Running a bulk import

Bulk import is a useful way to manage large volumes of data, and can only be run on a SQL Server database.

To mark an import specification as a bulk import, turn on the Bulk Import checkbox on Step 1 of the Import Wizard. The rest of the import specification is the same as for a standard import, with some minor exceptions that are described below. For general information on import specifications, see the iBase help for details.

Import specifications that are not suitable for bulk import

If the current import specification is not suitable for bulk importing, a message is displayed when you select the Bulk Import checkbox to warn you that you need to make some changes in your specification first. This might be for the following reasons:

  • Picture or document fields are assigned in the Assign Fields page of the Import Wizard. You must reverse the assignment of these fields before you can use the specification for a bulk import.

  • The Confirm action option is selected in the Check for Existing Records page of the Import Wizard. You must turn off this option before you can use the specification for a bulk import.

Using all available identifiers

When you are setting up a bulk import, you should try to ensure that the specification imports as much identifying detail as possible for each record. If the data you import is too vague, it might result in large numbers of matches with records that are already in your database.

In a bulk import, you cannot choose what action to perform for each of these possible matches. This could result in a lot of records being incorrectly updated. In the case of link imports, it might result in a lot of records being incorrectly added.

For this reason, use as many as possible of the available identifier fields when setting up the specification. This minimizes the possibility of records being matched that are not the same, as in the following examples:

  • Using only the Last Name field to match existing Person entities in the databases ("Smith") would result in many matches and a lot of records being updated.

  • Using the Last Name field and the First Name field (for example, "Smith, John") would result in fewer matches, but still a number of records for several different John Smiths might all be updated.

  • Using the Last Name field, the First Name field, and the Date of Birth field would result in matches where there already happened to be a John Smith with the same date of birth in the database. This is less likely, but still possible in a large database.

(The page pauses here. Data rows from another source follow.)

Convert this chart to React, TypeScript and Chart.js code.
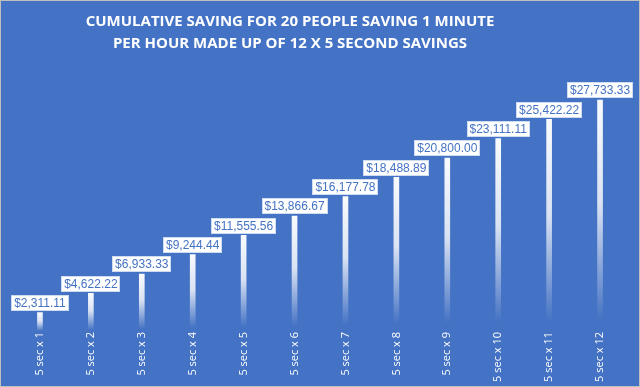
import React, { useEffect, useRef } from "react";
import { Chart, registerables } from "chart.js";

Chart.register(...registerables);

const categories = [
  "5 sec x 1", "5 sec x 2", "5 sec x 3", "5 sec x 4", "5 sec x 5", "5 sec x 6",
  "5 sec x 7", "5 sec x 8", "5 sec x 9", "5 sec x 10", "5 sec x 11", "5 sec x 12",
];
const savings = [
  2311.11, 4622.22, 6933.33, 9244.44, 11555.56, 13866.67,
  16177.78, 18488.89, 20800.0, 23111.11, 25422.22, 27733.33,
];
const titleLines = [
  "CUMULATIVE SAVING FOR 20 PEOPLE SAVING 1 MINUTE",
  "PER HOUR MADE UP OF 12 X 5 SECOND SAVINGS",
];

const BG = "#4472C4";
const LABEL_FONT = '12px "Liberation Sans Narrow", "Liberation Sans", sans-serif';

const fmt = (v: number) =>
  "$" + v.toLocaleString("en-US", { minimumFractionDigits: 2, maximumFractionDigits: 2 });

const bgPlugin = {
  id: "bgPlugin",
  beforeDraw(chart: any) {
    const { ctx, width, height } = chart;
    ctx.save();
    ctx.fillStyle = BG;
    ctx.fillRect(0, 0, width, height);
    ctx.strokeStyle = "#BFBFBF";
    ctx.lineWidth = 1;
    ctx.strokeRect(0.5, 0.5, width - 1, height - 1);
    ctx.restore();
  },
};

const titlePlugin = {
  id: "titlePlugin",
  afterDraw(chart: any) {
    const { ctx } = chart;
    ctx.save();
    ctx.fillStyle = "#FFFFFF";
    ctx.font = 'bold 15px "Open Sans", sans-serif';
    ctx.textAlign = "center";
    ctx.textBaseline = "middle";
    ctx.fillText(titleLines[0], 290, 22);
    ctx.fillText(titleLines[1], 290, 44);
    ctx.restore();
  },
};

const labelPlugin = {
  id: "labelPlugin",
  afterDatasetsDraw(chart: any) {
    const { ctx } = chart;
    const meta = chart.getDatasetMeta(0);
    ctx.save();
    ctx.font = LABEL_FONT;
    ctx.textAlign = "center";
    ctx.textBaseline = "middle";
    meta.data.forEach((bar: any, i: number) => {
      const text = fmt(savings[i]);
      const w = ctx.measureText(text).width + 6;
      const h = 16;
      const x = bar.x;
      const bottom = bar.y - 1.5;
      ctx.fillStyle = "#FFFFFF";
      ctx.fillRect(Math.round(x - w / 2), Math.round(bottom - h), Math.round(w), h);
      ctx.strokeStyle = "rgba(200,215,240,0.9)";
      ctx.lineWidth = 1;
      ctx.strokeRect(Math.round(x - w / 2) + 0.5, Math.round(bottom - h) + 0.5, Math.round(w) - 1, h - 1);
      ctx.fillStyle = "#4472C4";
      ctx.fillText(text, x, Math.round(bottom - h) + h / 2 + 0.5);
    });
    ctx.restore();
  },
};

export default function App() {
  const ref = useRef<HTMLCanvasElement | null>(null);

  useEffect(() => {
    document.body.style.margin = "0";
    const canvas = ref.current;
    if (!canvas) return;
    const chart = new Chart(canvas, {
      type: "bar",
      data: {
        labels: categories,
        datasets: [
          {
            data: savings,
            barThickness: 5,
            borderWidth: 0,
            backgroundColor: (c: any) => {
              const ch = c.chart;
              if (!ch.chartArea || c.type !== "data") return "#FFFFFF";
              const ys = ch.scales.y;
              const top = ys.getPixelForValue(c.raw);
              const base = ys.getPixelForValue(0);
              const g = ch.ctx.createLinearGradient(0, top, 0, base);
              g.addColorStop(0, "rgba(255,255,255,0.97)");
              g.addColorStop(0.45, "rgba(255,255,255,0.8)");
              g.addColorStop(0.95, "rgba(255,255,255,0)");
              g.addColorStop(1, "rgba(255,255,255,0)");
              return g;
            },
          },
        ],
      },
      options: {
        responsive: false,
        animation: false,
        layout: { padding: { top: 81, left: 14.5, right: 14.5, bottom: 0 } },
        plugins: {
          legend: { display: false },
          title: { display: false },
          tooltip: { enabled: false },
        },
        scales: {
          y: { display: false, min: 0, max: 30000 },
          x: {
            offset: true,
            grid: { display: false, drawTicks: false },
            border: { display: false },
            ticks: {
              color: "#FFFFFF",
              font: { family: '"Open Sans", sans-serif', size: 11 },
              minRotation: 90,
              maxRotation: 90,
              padding: 0,
              autoSkip: false,
            },
            afterFit: (scale: any) => {
              scale.height = 55;
            },
          },
        },
      },
      plugins: [bgPlugin, titlePlugin, labelPlugin],
    });
    return () => chart.destroy();
  }, []);

  return (
    <div style={{ width: 640, height: 387 }}>
      <canvas ref={ref} width={640} height={387} />
    </div>
  );
}
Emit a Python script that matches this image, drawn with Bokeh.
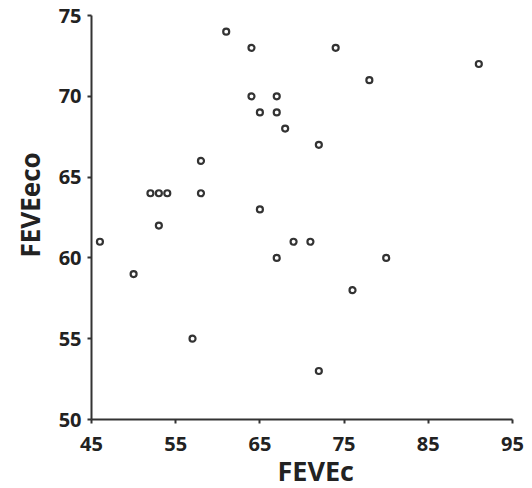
from bokeh.plotting import figure
from bokeh.models import Range1d, Title, ColumnDataSource
from bokeh.embed import file_html
from bokeh.resources import INLINE

# Data
fevec = [46, 50, 52, 53, 54, 53, 58, 58, 57, 61, 64, 64, 65, 65, 67, 67, 67, 68,
         69, 71, 72, 72, 74, 76, 78, 80, 91]
feveeco = [61, 59, 64, 64, 64, 62, 66, 64, 55, 74, 73, 70, 69, 63, 70, 69, 60, 68,
           61, 61, 67, 53, 73, 58, 71, 60, 72]
x_ticks = [45, 55, 65, 75, 85, 95]
y_ticks = [50, 55, 60, 65, 70, 75]
x_label = "FEVEc"
y_label = "FEVEeco"

FONT = "Open Sans"
TXT = "#222222"
AX = "#333333"

src = ColumnDataSource(dict(x=fevec, y=feveeco))

p = figure(width=532, height=488, output_backend="svg", toolbar_location=None,
           x_range=Range1d(45, 95), y_range=Range1d(50, 75),
           min_border_left=91, min_border_right=20, min_border_top=15,
           min_border_bottom=69)

p.scatter("x", "y", source=src, marker="circle", size=6, line_width=2.2,
          line_color=AX, fill_color="white")

p.grid.visible = False
p.outline_line_color = None
p.background_fill_color = "white"
p.border_fill_color = "white"

for ax, ticks in ((p.xaxis, x_ticks), (p.yaxis, y_ticks)):
    ax.ticker = ticks
    ax.axis_line_color = AX
    ax.axis_line_width = 2
    ax.major_tick_line_color = AX
    ax.major_tick_line_width = 2
    ax.major_tick_in = 0
    ax.major_tick_out = 4
    ax.minor_tick_line_color = None
    ax.major_label_text_font = FONT
    ax.major_label_text_font_style = "bold"
    ax.major_label_text_font_size = "20px"
    ax.major_label_text_color = TXT

p.xaxis.major_label_standoff = 13
p.yaxis.major_label_standoff = 6
p.yaxis.major_label_orientation = "horizontal"

xt = Title(text=x_label, align="left", offset=186, standoff=-8,
           text_font=FONT, text_font_style="bold", text_font_size="27px",
           text_color=TXT)
yt = Title(text=y_label, align="left", offset=162, standoff=11,
           vertical_align="top",
           text_font=FONT, text_font_style="bold", text_font_size="26px",
           text_color=TXT)
p.add_layout(xt, "below")
p.add_layout(yt, "left")

open("out.html", "w").write(file_html(p, INLINE))
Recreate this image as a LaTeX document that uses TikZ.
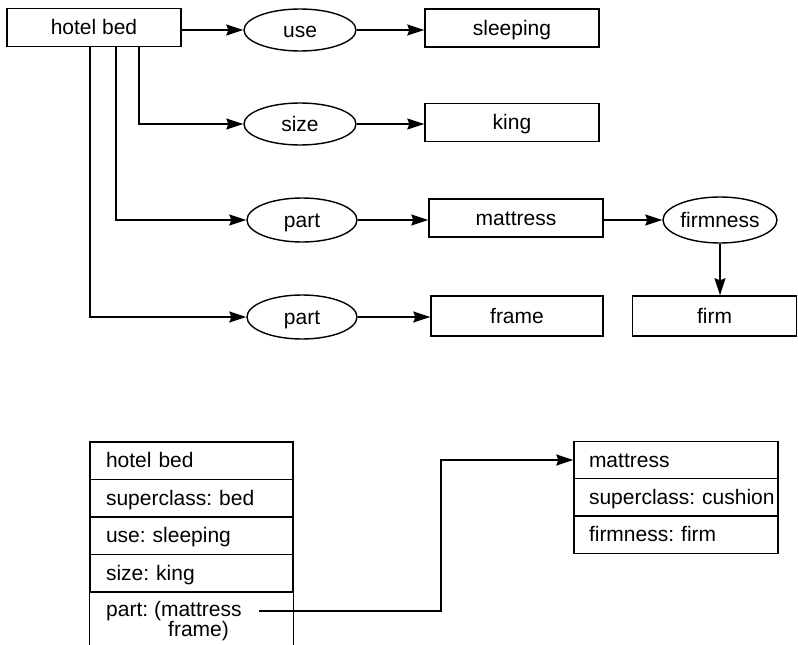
\documentclass[tikz,border=0pt]{standalone}
\usepackage{fontspec}
\setmainfont{Liberation Sans}
\usetikzlibrary{arrows.meta,shapes.geometric}
\frenchspacing
\begin{document}
\begin{tikzpicture}[x=1pt,y=-1pt,
  every node/.style={font=\fontsize{21}{25}\selectfont, text height=17pt, text depth=3pt},
  ln/.style={line width=1.4pt},
  box/.style={draw, ln, minimum width=174pt, minimum height=38pt, inner sep=0pt},
  oval/.style={draw, ellipse, ln, minimum width=112pt, minimum height=42pt, inner sep=0pt},
  arr/.style={ln, -{Stealth[length=17pt,width=11pt,inset=2pt]}},
  cell/.style={draw, ln, minimum width=203pt, minimum height=37.5pt, inner xsep=16pt, inner ysep=0pt, text width=171pt, align=left},
  rcell/.style={draw, ln, minimum width=204pt, minimum height=37.3pt, inner xsep=15pt, inner ysep=0pt, text width=174pt, align=left}
]
\useasboundingbox (0,0) rectangle (798,645);

% ---- top semantic network ----
\node[box] (hb) at (94,27.5) {hotel bed};
\node[oval] (use) at (300,30) {use};
\node[box] (slp) at (512,28) {sleeping};
\node[oval] (size) at (300,124) {size};
\node[box] (king) at (512,122.5) {king};
\node[oval, minimum width=110pt, minimum height=44pt] (part1) at (302,220) {part};
\node[box] (matt) at (516,218) {mattress};
\node[oval, minimum width=114pt, minimum height=46pt] (firmn) at (720,220) {firmness};
\node[oval, minimum width=110pt, minimum height=44pt] (part2) at (302,317) {part};
\node[box, minimum width=172pt, minimum height=40pt] (frame) at (517,316) {frame};
\node[box, minimum width=164pt, minimum height=40pt] (firm) at (714.5,316) {firm};

\draw[arr] (hb.east |- use.west) -- (use.west);
\draw[arr] (use.east) -- (use.east -| slp.west);
\draw[arr] ([xshift=45pt]hb.south) |- (size.west);
\draw[arr] (size.east) -- (size.east -| king.west);
\draw[arr] ([xshift=22pt]hb.south) |- (part1.west);
\draw[arr] (part1.east) -- (part1.east -| matt.west);
\draw[arr] (matt.east |- firmn.west) -- (firmn.west);
\draw[arr] (firmn.south) -- (firmn.south |- firm.north);
\draw[arr] ([xshift=-4pt]hb.south) |- (part2.west);
\draw[arr] (part2.east) -- (part2.east -| frame.west);

% ---- bottom frames ----
\node[cell] (f1) at (191.5,460.75) {hotel bed};
\node[cell] (f2) at (191.5,498.25) {superclass: bed};
\node[cell] (f3) at (191.5,535.75) {use: sleeping};
\node[cell] (f4) at (191.5,573.25) {size: king};
\draw[ln] (f4.south west) -- (f4.south west |- 0,645);
\draw[ln] (f4.south east) -- (f4.south east |- 0,645);
\node[anchor=north west, inner sep=0pt, align=left, text height=, text depth=, font=\fontsize{21}{17}\selectfont] (f5) at (106,601)
  {part: (mattress\\\hspace*{62pt}frame)};

\node[rcell] (m1) at (676,460) {mattress};
\node[rcell] (m2) at (676,497.3) {\mbox{superclass: cushion}};
\node[rcell] (m3) at (676,534.6) {firmness: firm};

\coordinate (pstart) at (259,611);
\coordinate (bend) at (441,611);
\draw[arr] (pstart) -- (bend) |- (m1.west);
\end{tikzpicture}
\end{document}
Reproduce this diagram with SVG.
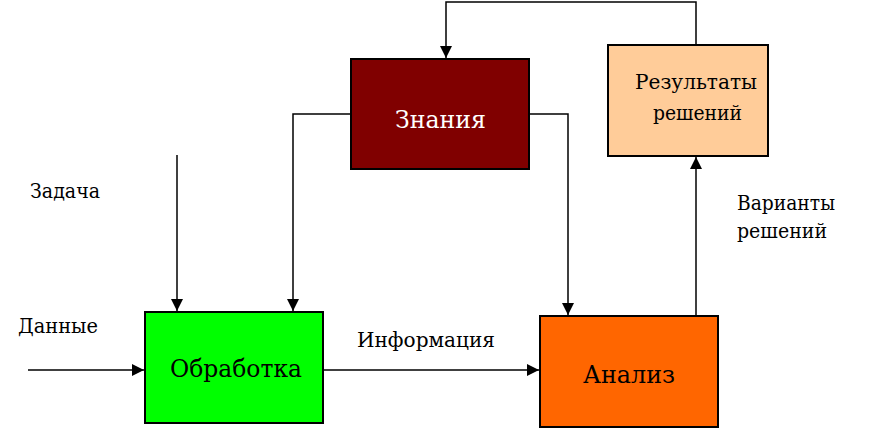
<svg xmlns="http://www.w3.org/2000/svg" width="875" height="430" viewBox="0 0 875 430">
<defs>
<marker id="ah" viewBox="0 0 10 10" refX="10" refY="5" markerWidth="12" markerHeight="12" markerUnits="userSpaceOnUse" orient="auto"><path d="M0,0 L10,5 L0,10 z" fill="#000"/></marker>
<style>
.box{stroke:#000;stroke-width:2}
.t{font-family:'DejaVu Serif','Liberation Serif',serif;font-size:20px;fill:#000}
.b{font-size:25px}
.ln{fill:none;stroke:#000;stroke-width:1.5}
</style>
</defs>
<rect width="875" height="430" fill="#fff"/>
<g id="connectors">
<path class="ln" d="M696,45 V2 H446 V58" marker-end="url(#ah)"/>
<path class="ln" d="M177,155 V311" marker-end="url(#ah)"/>
<path class="ln" d="M351,114 H293 V311" marker-end="url(#ah)"/>
<path class="ln" d="M529,114 H568 V315" marker-end="url(#ah)"/>
<path class="ln" d="M28,370 H144" marker-end="url(#ah)"/>
<path class="ln" d="M323,370 H539" marker-end="url(#ah)"/>
<path class="ln" d="M696,322 V157" marker-end="url(#ah)"/>
</g>
<g id="znaniya">
<rect class="box" x="351" y="59" width="178" height="110" fill="#800000"/>
<text class="t b" x="395" y="128" textLength="91" lengthAdjust="spacingAndGlyphs" style="fill:#fff">Знания</text>
</g>
<g id="rezultaty">
<rect class="box" x="608" y="45" width="160" height="111" fill="#FFCC99"/>
<text class="t" x="635" y="89" textLength="122" lengthAdjust="spacingAndGlyphs">Результаты</text>
<text class="t" x="653" y="120" textLength="89" lengthAdjust="spacingAndGlyphs">решений</text>
</g>
<g id="obrabotka">
<rect class="box" x="145" y="312" width="178" height="111" fill="#00FF00"/>
<text class="t b" x="170" y="377" textLength="132" lengthAdjust="spacingAndGlyphs">Обработка</text>
</g>
<g id="analiz">
<rect class="box" x="540" y="316" width="178" height="111" fill="#FF6600"/>
<text class="t b" x="583" y="383" textLength="92" lengthAdjust="spacingAndGlyphs">Анализ</text>
</g>
<g id="labels">
<text class="t" x="30" y="198" textLength="70" lengthAdjust="spacingAndGlyphs">Задача</text>
<text class="t" x="18" y="333" textLength="80" lengthAdjust="spacingAndGlyphs">Данные</text>
<text class="t" x="357" y="347" textLength="138" lengthAdjust="spacingAndGlyphs">Информация</text>
<text class="t" x="737" y="210" textLength="98" lengthAdjust="spacingAndGlyphs">Варианты</text>
<text class="t" x="737" y="238" textLength="90" lengthAdjust="spacingAndGlyphs">решений</text>
</g>
</svg>
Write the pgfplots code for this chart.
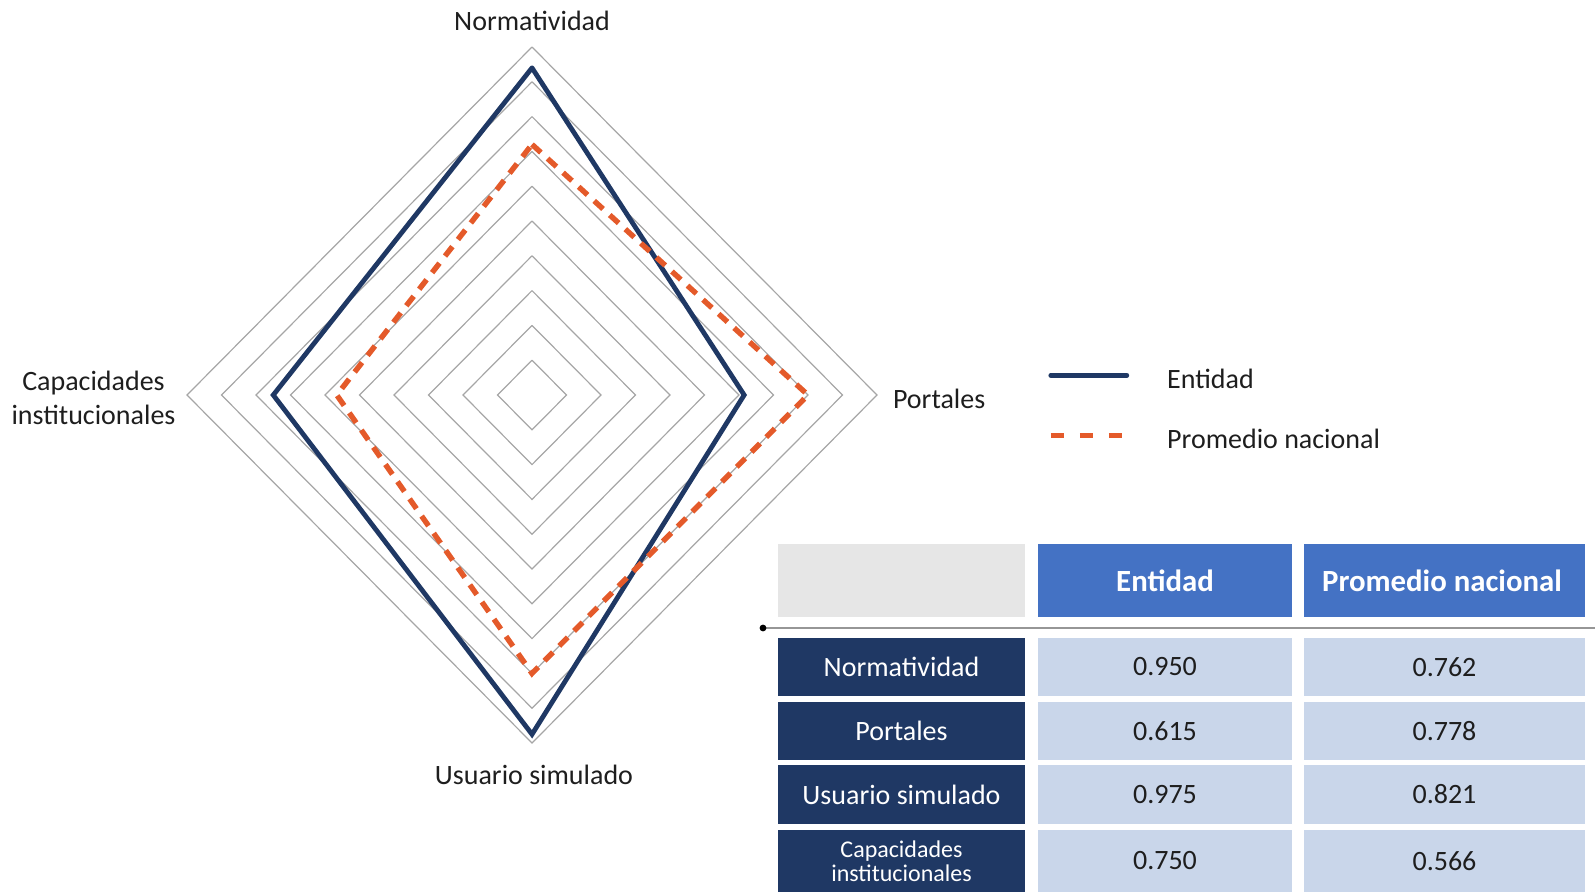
\documentclass[border=0pt]{standalone}
\usepackage{pgfplots}
\pgfplotsset{compat=1.18}
\usepackage{fontspec}
\setmainfont{Carlito}
\definecolor{navy}{HTML}{1F3864}
\definecolor{orng}{HTML}{E45A2A}
\definecolor{hdrblue}{HTML}{4472C4}
\definecolor{cellblue}{HTML}{C9D6EA}
\definecolor{hdrgray}{HTML}{E6E6E6}
\definecolor{ringgray}{HTML}{A6A6A6}
\definecolor{valtext}{HTML}{1E1E1E}
\definecolor{rulegray}{HTML}{969696}
\begin{document}
\begin{tikzpicture}
\useasboundingbox (0pt,0pt) rectangle (797.5pt,-445.5pt);
\begin{axis}[at={(266pt,-197.5pt)}, anchor=center, scale only axis,
  width=345pt, height=348pt, xmin=-1, xmax=1, ymin=-1, ymax=1,
  hide axis, clip=false,
  legend style={at={(axis description cs:1.248,0.475)}, anchor=west,
    draw=none, fill=none, inner sep=0pt, outer sep=0pt,
    row sep=17.5pt, column sep=19pt, text=valtext,
    font=\fontsize{14}{17}\selectfont,
    nodes={inner sep=0pt, text height=9.5pt, text depth=3pt}},
  legend cell align=left,
  legend image code/.code={\draw[#1] (0pt,3.5pt) -- (38pt,3.5pt);}]
\pgfplotsinvokeforeach{0.1,0.2,0.3,0.4,0.5,0.6,0.7,0.8,0.9,1.0}{
  \addplot[ringgray, line width=0.6pt, forget plot, mark=none]
    coordinates {(0,#1) (#1,0) (0,-#1) (-#1,0) (0,#1)};
}
% Entidad: Normatividad, Portales, Usuario simulado, Capacidades institucionales
\addplot[navy, line width=2.4pt, line join=miter, line cap=round, mark=none]
  coordinates {(0,0.940) (0.615,0) (0,-0.975) (-0.750,0) (0,0.940)};
% Promedio nacional (as drawn in the chart)
\addplot[orng, line width=2.7pt, dash pattern=on 6pt off 4.5pt, mark=none,
  legend image code/.code={\draw[orng, line width=2.7pt, dash pattern=on 6.5pt off 8pt] (0pt,3.5pt) -- (35.5pt,3.5pt);}]
  coordinates {(0,0.720) (0.800,0) (0,-0.800) (-0.566,0) (0,0.720)};
\legend{Entidad, Promedio nacional}
\end{axis}
% axis labels
\node[valtext, font=\fontsize{14}{17}\selectfont] at (266pt,-10.5pt) {Normatividad};
\node[valtext, font=\fontsize{14}{17}\selectfont, anchor=west] at (443pt,-199.5pt) {Portales};
\node[valtext, font=\fontsize{14}{17}\selectfont, align=center] at (46.75pt,-199pt) {Capacidades\\institucionales};
\node[valtext, font=\fontsize{14}{17}\selectfont] at (267pt,-387.5pt) {Usuario simulado};
% table header
\fill[hdrgray] (389pt,-272pt) rectangle (512.5pt,-308.5pt);
\fill[hdrblue] (519pt,-272pt) rectangle (646pt,-308.5pt);
\fill[hdrblue] (652pt,-272pt) rectangle (792.5pt,-308.5pt);
\node[white, font=\bfseries\fontsize{15.4}{18}\selectfont] at (582.5pt,-290.25pt) {Entidad};
\node[white, font=\bfseries\fontsize{15.4}{18}\selectfont] at (721pt,-290.25pt) {Promedio nacional};
\draw[rulegray, line width=1.2pt] (381.5pt,-314pt) -- (797.5pt,-314pt);
\fill[black] (381.5pt,-314pt) circle (1.7pt);
% table rows
\fill[navy] (389pt,-319pt) rectangle (512.5pt,-348pt);
\fill[cellblue] (519pt,-319pt) rectangle (646pt,-348pt);
\fill[cellblue] (652pt,-319pt) rectangle (792.5pt,-348pt);
\node[white, font=\fontsize{14}{17}\selectfont] at (450.75pt,-333.5pt) {Normatividad};
\node[valtext, font=\fontsize{14}{17}\selectfont] at (582.5pt,-333.5pt) {0.950};
\node[valtext, font=\fontsize{14}{17}\selectfont] at (722.25pt,-333.5pt) {0.762};
\fill[navy] (389pt,-351pt) rectangle (512.5pt,-380pt);
\fill[cellblue] (519pt,-351pt) rectangle (646pt,-380pt);
\fill[cellblue] (652pt,-351pt) rectangle (792.5pt,-380pt);
\node[white, font=\fontsize{14}{17}\selectfont] at (450.75pt,-365.5pt) {Portales};
\node[valtext, font=\fontsize{14}{17}\selectfont] at (582.5pt,-365.5pt) {0.615};
\node[valtext, font=\fontsize{14}{17}\selectfont] at (722.25pt,-365.5pt) {0.778};
\fill[navy] (389pt,-382.5pt) rectangle (512.5pt,-412pt);
\fill[cellblue] (519pt,-382.5pt) rectangle (646pt,-412pt);
\fill[cellblue] (652pt,-382.5pt) rectangle (792.5pt,-412pt);
\node[white, font=\fontsize{14}{17}\selectfont] at (450.75pt,-397.25pt) {Usuario simulado};
\node[valtext, font=\fontsize{14}{17}\selectfont] at (582.5pt,-397.25pt) {0.975};
\node[valtext, font=\fontsize{14}{17}\selectfont] at (722.25pt,-397.25pt) {0.821};
\fill[navy] (389pt,-415pt) rectangle (512.5pt,-450pt);
\fill[cellblue] (519pt,-415pt) rectangle (646pt,-450pt);
\fill[cellblue] (652pt,-415pt) rectangle (792.5pt,-450pt);
\node[white, align=center, font=\fontsize{12}{12}\selectfont] at (450.75pt,-430.5pt) {Capacidades\\institucionales};
\node[valtext, font=\fontsize{14}{17}\selectfont] at (582.5pt,-430.5pt) {0.750};
\node[valtext, font=\fontsize{14}{17}\selectfont] at (722.25pt,-430.5pt) {0.566};
\end{tikzpicture}
\end{document}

  • Using the Last Name, First Name, Date of Birth, Place of Birth, and Social Security Number field for each record would almost certainly guarantee that any record that matched one already in the database relates to the same real-world person and therefore should be updated.

If you have not specified all of the available identifier fields in a specification for bulk import, then a message is displayed:

WARNING: This specification does not use all available discriminators as identifiers for record matching. Usually all discriminators should be used to ensure that the correct target data is updated.

An import that would result in a high proportion of records being updated might indicate that there is insufficient identifying detail for each record. This concern will be reported as part of the safety check.

Running the bulk import specification

On the last page of the Import Wizard, click Run. If you are importing into a case-enabled database, at this point you will need to specify the case into which the records will be imported.

The import will run and all errors will be reported as they are encountered. Unlike a normal import, the process is not interactive.

Note: A bulk import will stop if the number of errors reaches a threshold that is set to 10,000 errors by default. The following error types count against this threshold:

  • Value not defined in list for field (for 'selected from code list' fields)

  • Mandatory field value not supplied

  • Text field value too long

  • Invalid direction

  • Invalid strength

  • Invalid date

  • Invalid time

  • Invalid numbers

  • Incorrect number of columns

Verifying a bulk import specification

On the last page of the Import Wizard, click Verify. No data will be imported, but any errors that would result from importing the data are listed. This allows you to check the import source data and correct any errors in the source file or the import specification before importing the data.

Performing a safety check

As a safety check, the source file is analyzed to determine the number of records currently in the database that would be updated if the data is imported. Errors are raised based on the ratio of the number of records to be updated to the number of records to be created.

Safety checking is performed automatically when verifying the import specification, unless the Do not perform safety checks before importing checkbox is selected.